A Lei Complementar 159/2017, do governo Temer, criou a instância mais poderosa de controle pelo Governo federal do Plano de recuperação Fiscal imposto aos Estados em troca de migalhas. A Supervisão do Plano, exercida pelo Governo, tem poderes para barrar qualquer investimento ou gasto do governador, notadamente de pessoal, que na verdade deve ser enquadrado em disposições draconianas. Além disso, impõe, mediante condicionalidades para rolagem de dívidas, a privatização de estatais estaduais, valendo-se de prerrogativas estabelecidas no Plano em nível acima dos governadores e das assembleias estaduais.

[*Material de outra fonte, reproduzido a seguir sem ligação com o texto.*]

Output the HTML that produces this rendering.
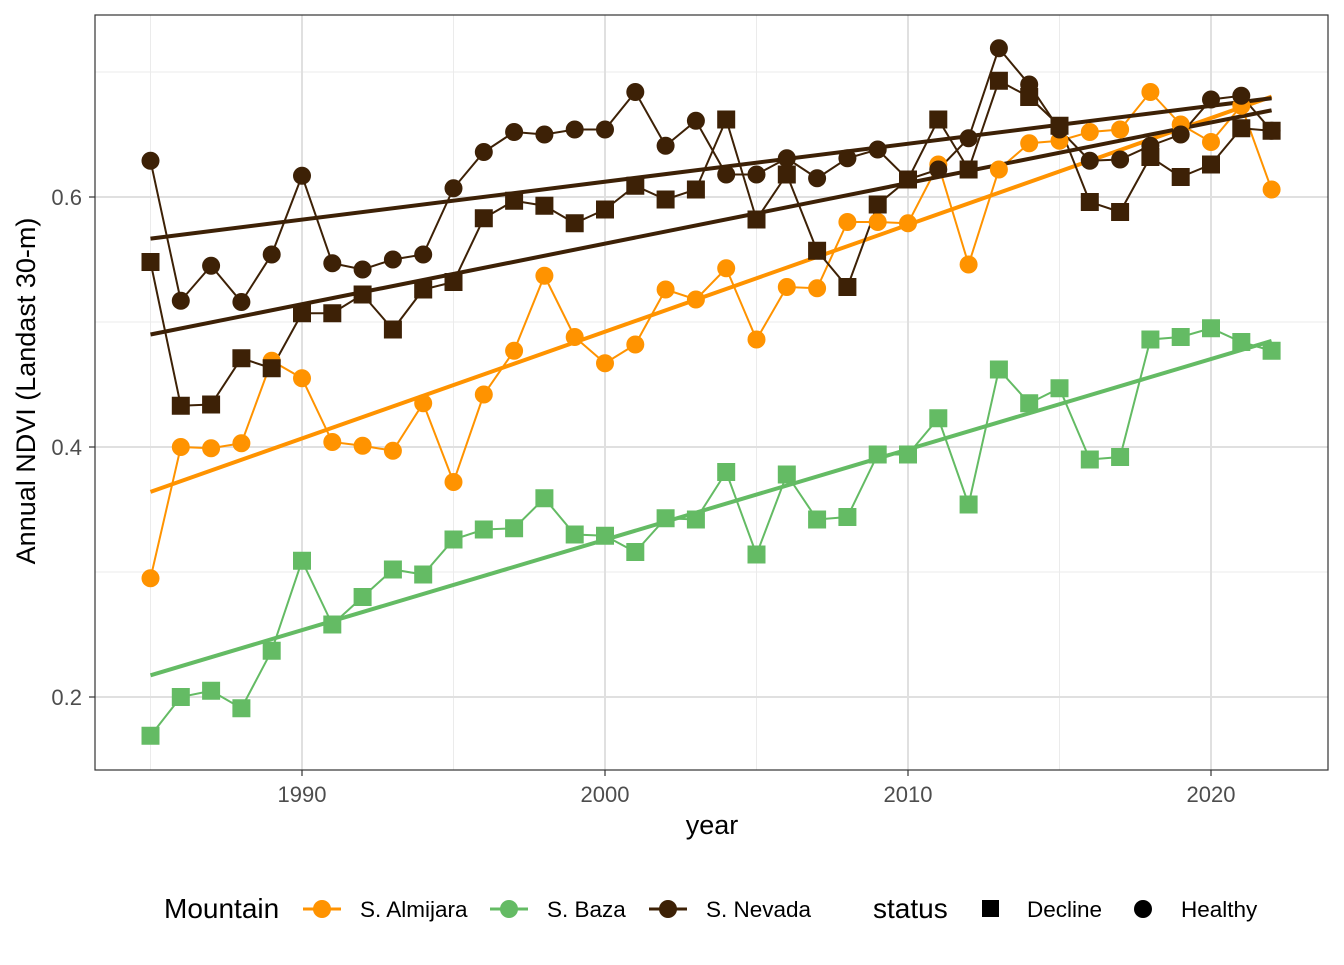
<!DOCTYPE html>
<html><head><meta charset="utf-8"><style>
html,body{margin:0;padding:0;background:#fff;}
svg text{font-family:"Liberation Sans",Arial,sans-serif;}
</style></head><body>
<svg id="chart" width="1344" height="960" viewBox="0 0 1344 960" xmlns="http://www.w3.org/2000/svg">
<g id="grid"></g>
<g id="marks"></g>
<rect x="95" y="15" width="1233" height="755" fill="none" stroke="#333" stroke-width="1.2"/>
<g id="axes"></g>
<text x="712" y="834" font-size="27" text-anchor="middle" fill="#000">year</text>
<text transform="translate(35,391) rotate(-90)" font-size="27" text-anchor="middle" fill="#000">Annual NDVI (Landast 30-m)</text>
<g id="legend"></g>
</svg>
<script>
const years = [];
for (let y = 1985; y <= 2022; y++) years.push(y);
const almijara = [0.295,0.400,0.399,0.403,0.469,0.455,0.404,0.401,0.397,0.435,0.372,0.442,0.477,0.537,0.488,0.467,0.482,0.526,0.518,0.543,0.486,0.528,0.527,0.580,0.580,0.579,0.626,0.546,0.622,0.643,0.645,0.652,0.654,0.684,0.658,0.644,0.673,0.606];
const baza = [0.169,0.200,0.205,0.191,0.237,0.309,0.258,0.280,0.302,0.298,0.326,0.334,0.335,0.359,0.330,0.329,0.316,0.343,0.342,0.380,0.314,0.378,0.342,0.344,0.394,0.394,0.423,0.354,0.462,0.435,0.447,0.390,0.392,0.486,0.488,0.495,0.484,0.477];
const nevadaHealthy = [0.629,0.517,0.545,0.516,0.554,0.617,0.547,0.542,0.550,0.554,0.607,0.636,0.652,0.650,0.654,0.654,0.684,0.641,0.661,0.618,0.618,0.631,0.615,0.631,0.638,0.614,0.622,0.647,0.719,0.690,0.654,0.629,0.630,0.641,0.650,0.678,0.681,0.653];
const nevadaDecline = [0.548,0.433,0.434,0.471,0.463,0.507,0.507,0.522,0.494,0.526,0.532,0.583,0.597,0.593,0.579,0.590,0.609,0.598,0.606,0.662,0.582,0.618,0.557,0.528,0.594,0.614,0.662,0.622,0.693,0.680,0.657,0.596,0.588,0.632,0.616,0.626,0.655,0.653];
const xTicks = [1990,2000,2010,2020];
const yTicks = [0.2,0.4,0.6];
const xMinor = [1985,1995,2005,2015];
const yMinor = [0.3,0.5,0.7];

const NS='http://www.w3.org/2000/svg';
const X = v => 302 + (v-1990)*30.3;
const Y = v => 697 - (v-0.2)*1250;
const PL=95, PR=1328, PT=15, PB=770;
function mk(parent, tag, attrs){const e=document.createElementNS(NS,tag);for(const k in attrs)e.setAttribute(k,attrs[k]);parent.appendChild(e);return e;}
const grid=document.getElementById('grid'), marks=document.getElementById('marks'), axes=document.getElementById('axes'), legend=document.getElementById('legend');

xMinor.forEach(v=>{const l=mk(grid,'line',{x1:X(v),x2:X(v),y1:PT,y2:PB,stroke:'#ebebeb','stroke-width':1});

});
yMinor.forEach(v=>{const l=mk(grid,'line',{x1:PL,x2:PR,y1:Y(v),y2:Y(v),stroke:'#ebebeb','stroke-width':1});

});
xTicks.forEach(v=>{const l=mk(grid,'line',{x1:X(v),x2:X(v),y1:PT,y2:PB,stroke:'#e0e0e0','stroke-width':2});


const t=mk(axes,'line',{x1:X(v),x2:X(v),y1:PB,y2:PB+6,stroke:'#333','stroke-width':1.2});


const tx=mk(axes,'text',{x:X(v),y:PB+32,'font-size':22,fill:'#4d4d4d','text-anchor':'middle'});tx.textContent=v;

});
yTicks.forEach(v=>{const l=mk(grid,'line',{x1:PL,x2:PR,y1:Y(v),y2:Y(v),stroke:'#e0e0e0','stroke-width':2});


const t=mk(axes,'line',{x1:PL-6,x2:PL,y1:Y(v),y2:Y(v),stroke:'#333','stroke-width':1.2});


const tx=mk(axes,'text',{x:PL-13,y:Y(v)+8,'font-size':22,fill:'#4d4d4d','text-anchor':'end'});tx.textContent=v.toFixed(1);

});

function fit(vals){const n=vals.length;let sx=0,sy=0,sxx=0,sxy=0;years.forEach((x,i)=>{sx+=x;sy+=vals[i];sxx+=x*x;sxy+=x*vals[i];});const b=(n*sxy-sx*sy)/(n*sxx-sx*sx);return [b,(sy-b*sx)/n];}
function series(vals,color,shape,name){
  const d=vals.map((v,i)=>(i?'L':'M')+X(years[i])+' '+Y(v)).join(' ');
  const p=mk(marks,'path',{d:d,fill:'none',stroke:color,'stroke-width':2});
  
  
  const [b,a]=fit(vals);const x0=years[0],x1=years[years.length-1];
  const tl=mk(marks,'line',{x1:X(x0),y1:Y(a+b*x0),x2:X(x1),y2:Y(a+b*x1),stroke:color,'stroke-width':4});
  
  
  return ()=>vals.forEach((v,i)=>{let e;
    if(shape==='c') e=mk(marks,'circle',{cx:X(years[i]),cy:Y(v),r:9,fill:color});
    else e=mk(marks,'rect',{x:X(years[i])-9,y:Y(v)-9,width:18,height:18,fill:color});
    
    });
}
const pts=[series(almijara,'#ff9300','c','almijara'),series(baza,'#64bb64','s','baza'),series(nevadaHealthy,'#3d2106','c','nevada-healthy'),series(nevadaDecline,'#3d2106','s','nevada-decline')];
pts.forEach(f=>f());

// legend
const lt=mk(legend,'text',{x:164,y:918,'font-size':28,fill:'#000'});lt.textContent='Mountain';


[['S. Almijara','#ff9300',322],['S. Baza','#64bb64',509],['S. Nevada','#3d2106',668]].forEach(([n,c,x])=>{
  const g=mk(legend,'g',{});
  
  
  mk(g,'line',{x1:x-19,x2:x+19,y1:909,y2:909,stroke:c,'stroke-width':3});
  mk(g,'circle',{cx:x,cy:909,r:9,fill:c});
  const t=mk(g,'text',{x:x+38,y:917,'font-size':22.5,fill:'#000'});t.textContent=n;
});
const st=mk(legend,'text',{x:873,y:918,'font-size':28,fill:'#000'});st.textContent='status';


const g1=mk(legend,'g',{});


mk(g1,'rect',{x:982,y:900,width:17,height:17,fill:'#000'});
mk(g1,'text',{x:1027,y:917,'font-size':22.5,fill:'#000'}).textContent='Decline';
const g2=mk(legend,'g',{});


mk(g2,'circle',{cx:1143,cy:909,r:9,fill:'#000'});
mk(g2,'text',{x:1181,y:917,'font-size':22.5,fill:'#000'}).textContent='Healthy';
</script>
</body></html>
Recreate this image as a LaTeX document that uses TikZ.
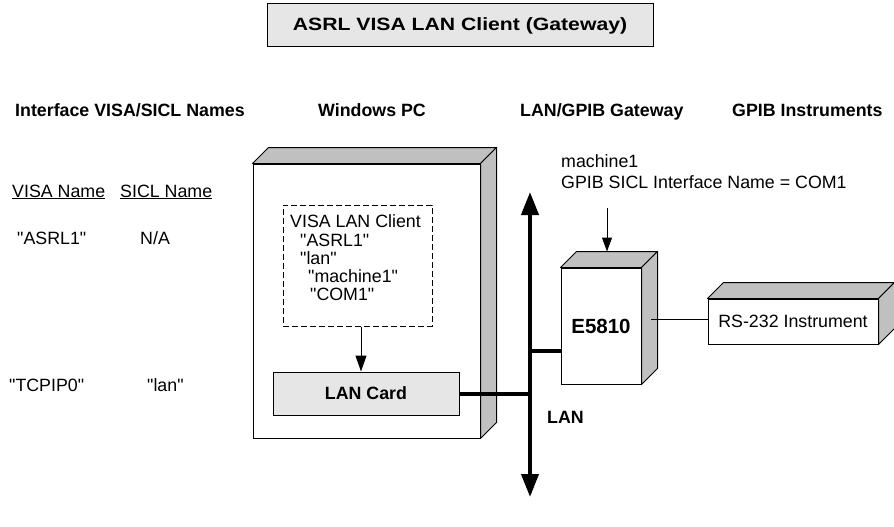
\documentclass[tikz,border=0pt]{standalone}
\usepackage{fontspec}
\setmainfont{Liberation Sans}[Ligatures=TeXOff]
\newfontfamily\titlefont[FakeStretch=1.19,Ligatures=TeXOff]{Liberation Sans}
\usetikzlibrary{arrows.meta,calc}
\definecolor{boxgray}{RGB}{230,230,230}
\definecolor{sidegray}{RGB}{192,192,192}
\tikzset{
  txt/.style={inner sep=0pt, anchor=base west, font=\fontsize{17.8}{20}\selectfont},
  btxt/.style={inner sep=0pt, anchor=base west, font=\fontsize{17.8}{20}\selectfont\bfseries},
  front/.style={draw=black, line width=1pt, fill=white, inner sep=0pt},
  face/.style={draw=black, line width=1pt, fill=sidegray, line join=round},
  busline/.style={line width=4pt},
  thinarrow/.style={line width=1pt, -{Triangle[width=11pt,length=16pt]}},
  gwarrow/.style={line width=1pt, -{Triangle[width=10pt,length=14pt]}},
  dashbox/.style={draw=black, line width=1pt, dash pattern=on 6pt off 3pt, inner sep=0pt},
}
\newcommand\mycubefaces[1]{%
  \draw[face] (#1.north west) -- ++(16,-16) -- ($(#1.north east)+(16,-16)$) -- (#1.north east) -- cycle;
  \draw[face] (#1.north east) -- ++(16,-16) -- ($(#1.south east)+(16,-16)$) -- (#1.south east) -- cycle;
}
\begin{document}
\begin{tikzpicture}[x=1pt,y=-1pt]
\useasboundingbox (0,0) rectangle (894,527);

% title
\node[draw=black, line width=1pt, fill=boxgray, minimum width=386pt, minimum height=43pt, inner sep=0pt,
      font=\titlefont\fontsize{17.8}{20}\selectfont\bfseries] (title) at (460,25.5) {ASRL VISA LAN Client (Gateway)};

% column headings
\node[btxt] (h1) at (15,116) {Interface VISA/SICL Names};
\node[btxt] (h2) at (318,116) {Windows PC};
\node[btxt] (h3) at (520,116) {LAN/GPIB Gateway};
\node[btxt] (h4) at (732,116) {GPIB Instruments};

% left table
\node[txt] (vn) at (12,197) {\underline{VISA Name}};
\node[txt] (sn) at (120,197) {\underline{SICL Name}};
\node[txt] (v1) at (17,244) {"ASRL1"};
\node[txt] (s1) at (140,244) {N/A};
\node[txt] (v2) at (9,391) {"TCPIP0"};
\node[txt] (s2) at (147,391) {"lan"};

% Windows PC
\node[front, minimum width=227pt, minimum height=274pt] (pc) at (366.5,301) {};
\mycubefaces{pc}
\node[dashbox, minimum width=149pt, minimum height=121pt] (client) at (357.5,265.5) {};
\node[txt] (c1) at (290,227) {VISA LAN Client};
\node[txt] (c2) at (300,246) {"ASRL1"};
\node[txt] (c3) at (300,264) {"lan"};
\node[txt] (c4) at (308,282) {"machine1"};
\node[txt] (c5) at (310,300) {"COM1"};
\node[draw=black, line width=1pt, fill=boxgray, minimum width=186pt, minimum height=43pt, inner sep=0pt,
      font=\fontsize{17.8}{20}\selectfont\bfseries] (lancard) at (366,393.5) {LAN Card};
\draw[thinarrow] ([xshift=3.5pt]client.south) -- ([xshift=-5pt]lancard.north);

% LAN bus
\coordinate (bustop) at (530,192);
\coordinate (busbot) at (530,497);
\draw[busline, {Triangle[width=17pt,length=23pt]}-{Triangle[width=17pt,length=23pt]}] (bustop) -- (busbot);
\draw[busline] (lancard.east) -- (lancard.east -| bustop);
\node[btxt] (lanlbl) at (547,423) {LAN};

% Gateway
\node[front, minimum width=80pt, minimum height=116pt, font=\fontsize{20.5}{22}\selectfont\bfseries] (gw) at (601,326) {E5810};
\mycubefaces{gw}
\coordinate (gwtap) at (530,351);
\draw[busline] (gwtap) -- (gwtap -| gw.west);
\node[txt] (m1) at (561,167) {machine1};
\node[txt] (m2) at (561,188) {GPIB SICL Interface Name = COM1};
\coordinate (gwarr) at (607,208);
\draw[gwarrow] (gwarr) -- ($(gw.north)+(6,-16)$);

% RS-232 instrument
\node[front, minimum width=170pt, minimum height=45pt, font=\fontsize{17.8}{20}\selectfont] (rs) at (793,321.5) {RS-232 Instrument};
\mycubefaces{rs}
\coordinate (rsline) at (651,319);
\draw[line width=1pt] (rsline) -- (rsline -| rs.west);
\end{tikzpicture}
\end{document}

Conta Gráfica é o registro dos débitos incorridos nos contratos dos Estados administrados pela Secretaria da Receita Federal, em operações de créditos garantidos pela União e não pagas durante o Plano de Recuperação Fiscal. O saldo atual do Rio, da ordem de R$ 34 bilhões, deve ser corrigido e pago, como dito, até 2023. Sua origem, pela Lei 9496/97, era cerca de R$ 15 bilhões, dos quais foram pagos à vista cerca de $ 2 bilhões. Dos R$ 13 bilhões restantes, refinanciados, foram pagos mais de R$ 29 bilhões, portanto mais do dobro da dívida original. Não obstante, restam a pagar cerca de R$ 78 bilhões. É literalmente impagável. Na verdade, do ponto de vista político, o que foi pago indevidamente terá que ser restituído, talvez num processo constituinte.

A distorção financeira constatada na relação entre Governo federal e Estados e Municípios deve ser entendida como ato de subordinação do Estado ao sistema financeiro global. O que sempre esteve em jogo, desde o início desse processo, foi a
financeirização da economia brasileira mediante a ampla bancarização e a securitização de dívidas bancárias. Em 1996, o então governador Marcelo Alencar tomou emprestado junto a CEF duas linhas de crédito no valor total de R$ 180 milhões, sob garantia federal, uma no valor de R$ 120 milhões para pagar décimo terceiro a servidores estaduais, em 1995,e a segunda no valor de R$ 60 milhões para cobrir demissão voluntária (PDV) imposta pelo FMI, e outras condicionantes de enxugamento forçado do Estado.

Por aí se previam as condicionalidades futuras, sobretudo no terreno da privatização do saneamento e da água, hoje um dos principais projetos de vampirização do país por parte de Paulo Guedes. De fato, junto ao contrato de empréstimo, nº 121.146, da Caixa, vieram 44 condicionalidades, incidindo, sobretudo, duramente, sobre direitos dos servidores e de serviços públicos: perda de todos os benefícios e direitos, como Sistema de Progressão Funcional, e privatização de todo o parque empresarial estadual. Como nem toda essa agenda foi cumprida, a perspectiva é uma radicalização desse processo, para o Rio e para os demais Estados endividados, sobretudo Minas Gerais e Rio Grande do Sul. Quanto aos servidores estaduais e municipais, intimidados e desalentados, que tudo isso sirva ao menos para que entenda quem é o inimigo. Não é o Governo estadual, diretamente, mas sobretudo o federal. E nem é mesmo o governo, mas o neoliberalismo que ele representa. É aí o ponto do ataque.

*Economista e professor

** Especialista em Dívida Pública – Coordenador do Núcleo da Auditoria Cidadã RJ

[1] Este valor de R$ 34 bilhões se refere à parcela da dívida que deixa de ser paga em razão do Plano de Recuperação Fiscal, mas que será paga futuramente com juros e correção monetária.